** start Provided data **
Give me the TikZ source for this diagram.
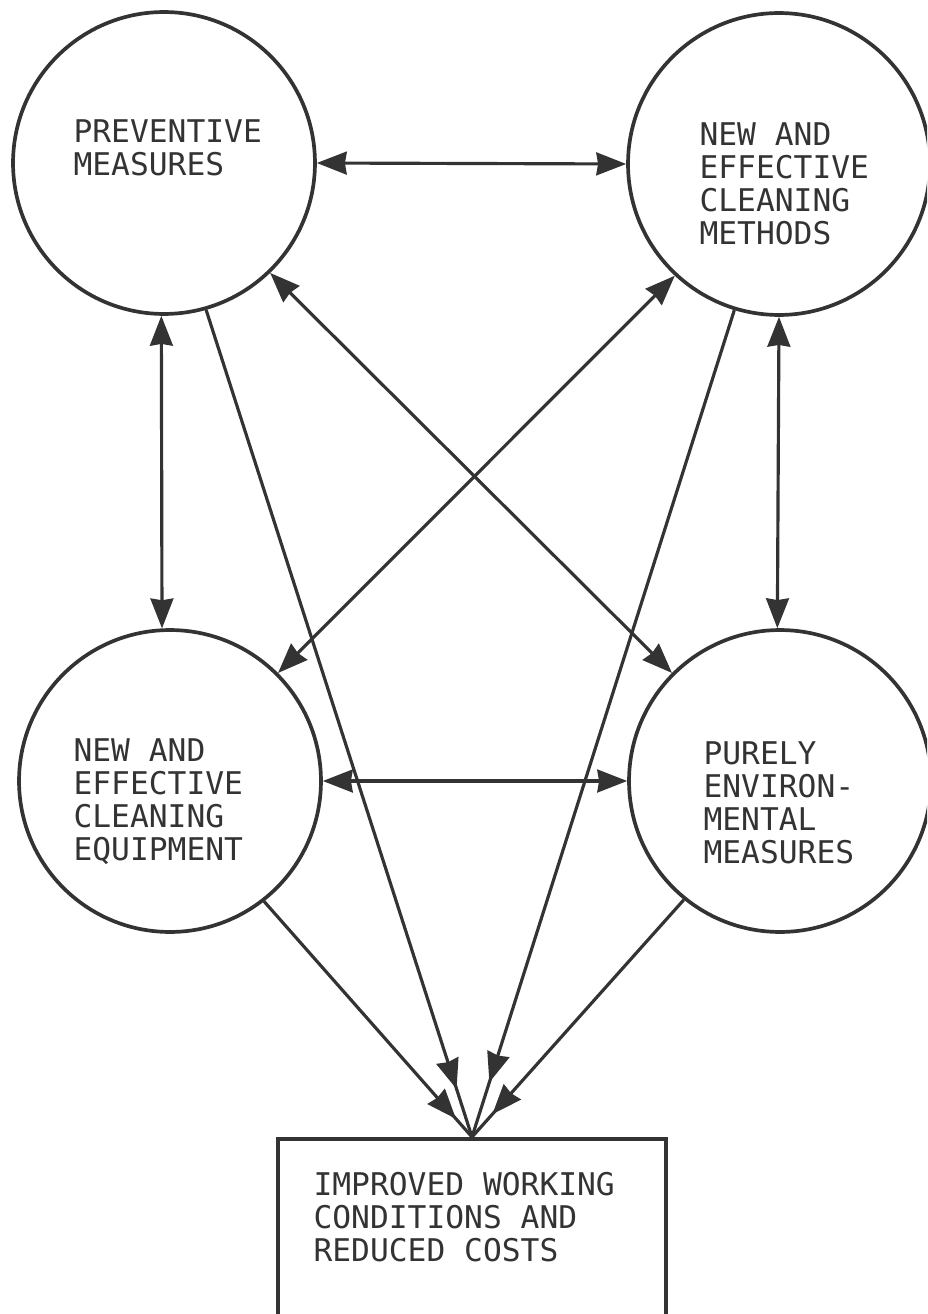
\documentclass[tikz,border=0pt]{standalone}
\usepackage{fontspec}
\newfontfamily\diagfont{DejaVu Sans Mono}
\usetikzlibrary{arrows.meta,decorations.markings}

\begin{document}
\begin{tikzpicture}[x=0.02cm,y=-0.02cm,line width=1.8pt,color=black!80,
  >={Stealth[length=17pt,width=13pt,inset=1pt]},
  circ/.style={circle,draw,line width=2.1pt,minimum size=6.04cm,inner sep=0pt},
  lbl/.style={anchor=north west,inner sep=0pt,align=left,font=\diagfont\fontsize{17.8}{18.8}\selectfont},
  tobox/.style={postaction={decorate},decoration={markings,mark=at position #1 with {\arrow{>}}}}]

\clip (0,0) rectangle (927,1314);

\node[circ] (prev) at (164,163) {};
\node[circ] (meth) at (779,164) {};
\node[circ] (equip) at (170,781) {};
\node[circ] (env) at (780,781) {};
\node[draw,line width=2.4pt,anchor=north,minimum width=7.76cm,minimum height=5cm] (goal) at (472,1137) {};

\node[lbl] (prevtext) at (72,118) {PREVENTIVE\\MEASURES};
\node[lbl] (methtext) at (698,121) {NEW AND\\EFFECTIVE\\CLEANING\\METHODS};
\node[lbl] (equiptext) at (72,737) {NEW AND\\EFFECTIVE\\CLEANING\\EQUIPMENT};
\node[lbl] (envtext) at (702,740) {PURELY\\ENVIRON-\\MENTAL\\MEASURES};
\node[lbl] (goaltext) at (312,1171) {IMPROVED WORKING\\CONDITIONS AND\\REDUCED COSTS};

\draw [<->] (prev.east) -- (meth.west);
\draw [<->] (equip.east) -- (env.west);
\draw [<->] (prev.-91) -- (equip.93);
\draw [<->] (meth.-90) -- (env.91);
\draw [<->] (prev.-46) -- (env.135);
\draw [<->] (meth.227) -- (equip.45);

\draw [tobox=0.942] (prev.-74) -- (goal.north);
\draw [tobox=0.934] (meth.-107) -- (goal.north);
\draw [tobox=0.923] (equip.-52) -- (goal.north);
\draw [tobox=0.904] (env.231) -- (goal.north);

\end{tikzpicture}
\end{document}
** end Provided data **
** start Provided data **
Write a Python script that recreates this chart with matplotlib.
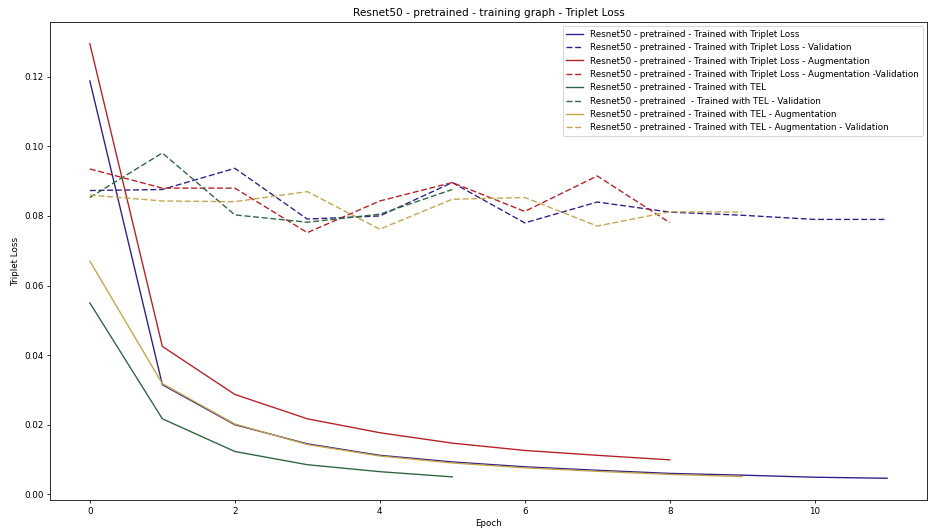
** end Provided data **
** start Provided data **
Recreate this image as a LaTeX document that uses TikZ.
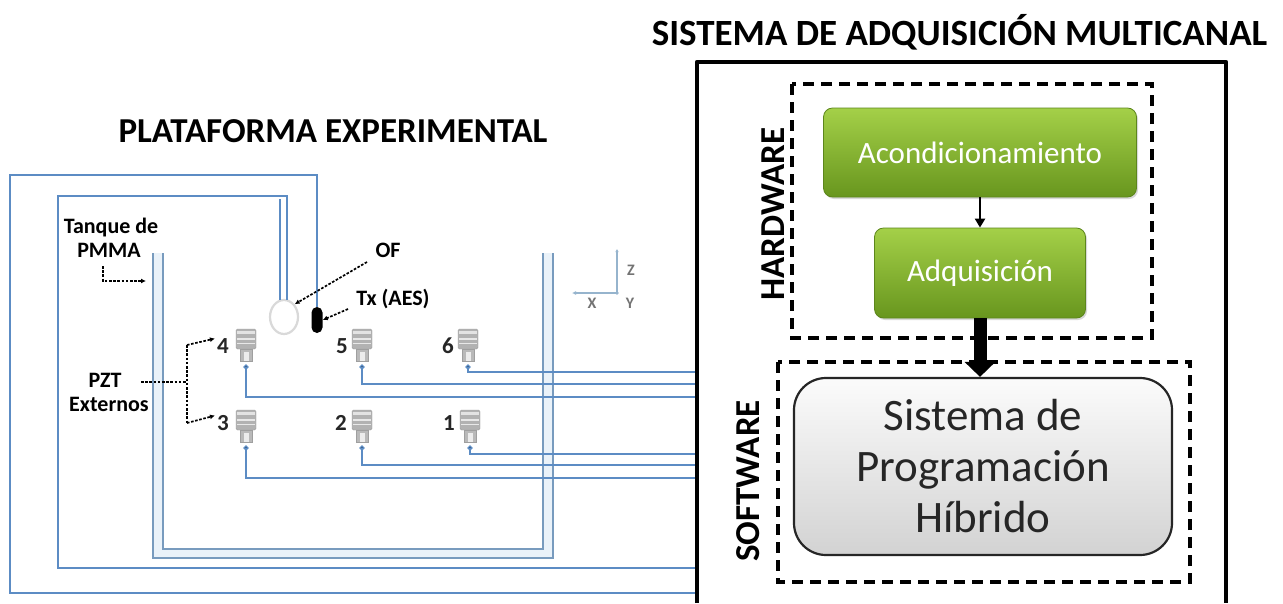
** end Provided data **
- **Problem to solve**:
Give back the exact lines above, running from the one that has "Give me the TikZ source for this diagram." through the one that has "(goaltext) at (312,1171)", with nothing added and no pictures.

- **Full answer**:
Give me the TikZ source for this diagram.
\documentclass[tikz,border=0pt]{standalone}
\usepackage{fontspec}
\newfontfamily\diagfont{DejaVu Sans Mono}
\usetikzlibrary{arrows.meta,decorations.markings}

\begin{document}
\begin{tikzpicture}[x=0.02cm,y=-0.02cm,line width=1.8pt,color=black!80,
  >={Stealth[length=17pt,width=13pt,inset=1pt]},
  circ/.style={circle,draw,line width=2.1pt,minimum size=6.04cm,inner sep=0pt},
  lbl/.style={anchor=north west,inner sep=0pt,align=left,font=\diagfont\fontsize{17.8}{18.8}\selectfont},
  tobox/.style={postaction={decorate},decoration={markings,mark=at position #1 with {\arrow{>}}}}]

\clip (0,0) rectangle (927,1314);

\node[circ] (prev) at (164,163) {};
\node[circ] (meth) at (779,164) {};
\node[circ] (equip) at (170,781) {};
\node[circ] (env) at (780,781) {};
\node[draw,line width=2.4pt,anchor=north,minimum width=7.76cm,minimum height=5cm] (goal) at (472,1137) {};

\node[lbl] (prevtext) at (72,118) {PREVENTIVE\\MEASURES};
\node[lbl] (methtext) at (698,121) {NEW AND\\EFFECTIVE\\CLEANING\\METHODS};
\node[lbl] (equiptext) at (72,737) {NEW AND\\EFFECTIVE\\CLEANING\\EQUIPMENT};
\node[lbl] (envtext) at (702,740) {PURELY\\ENVIRON-\\MENTAL\\MEASURES};
\node[lbl] (goaltext) at (312,1171) {IMPROVED WORKING\\CONDITIONS AND\\REDUCED COSTS};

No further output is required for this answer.